Il fait beau, la nuit a été bonne, aucun risque d’avalanche sur le chemin qui mène au col de la Matze. Encre noire au fond du vallon et silence épais tout autour. A Van d’en Haut, les volets des mayens sont clos, volets jaunes, verts, volets rouges, volets bleus. Le soleil bascule derrière le Luisin à la hauteur de Van d’en Bas.
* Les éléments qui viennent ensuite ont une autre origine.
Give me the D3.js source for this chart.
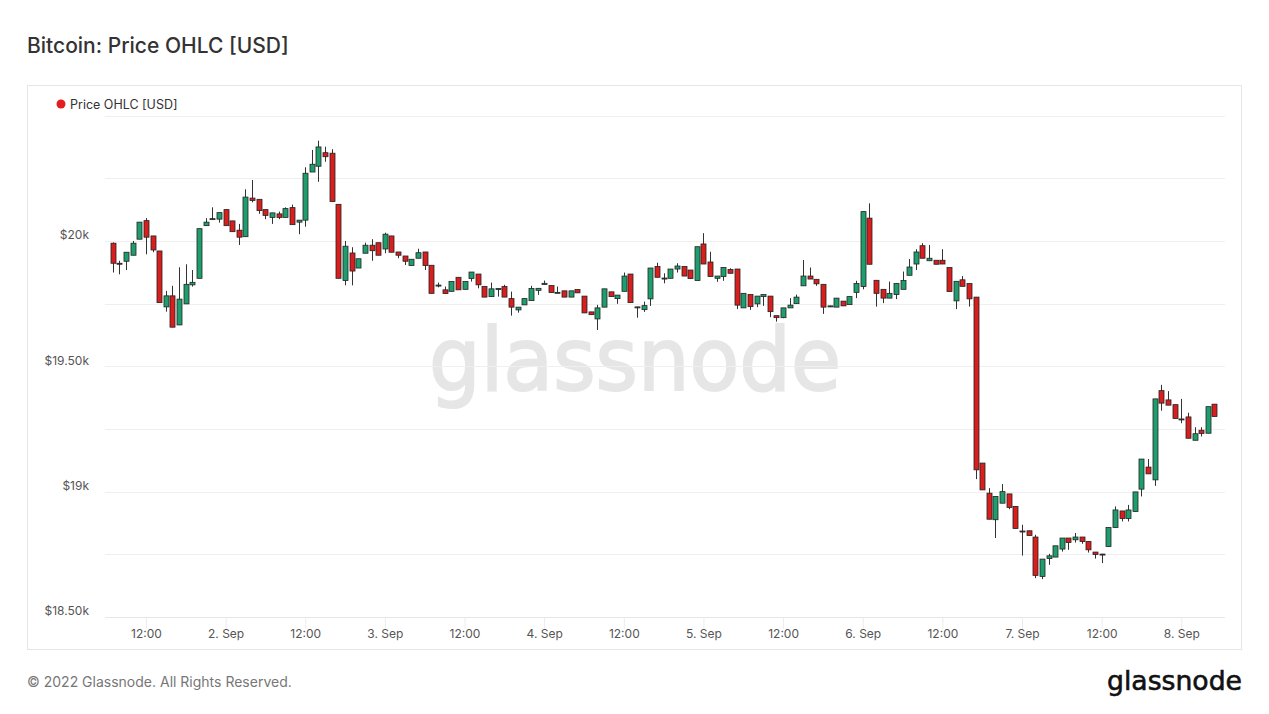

Personne dans l’auberge, des chansons anglaises à la radio, Augustine les connaît par cœur. Raphaël – à moins que ce ne soit Sébastien – demeure invisible, le travail ne manque pas à la cuisine; ils ont eu du monde tout le dimanche: le gros de la troupe venu d’en haut, à peau de phoque par la Golette, les solitaires d’en-bas, appuyés sur leurs bâtons depuis Les Granges. Il leur reste une soupe à l’oignon, deux morceaux de fromage – du bleu fourré à l’ail des ours –, des croûtons, quelques cerneaux de noix et des graines de courge; deux tranches de pain et un carré de beurre. Ça mérite le détour.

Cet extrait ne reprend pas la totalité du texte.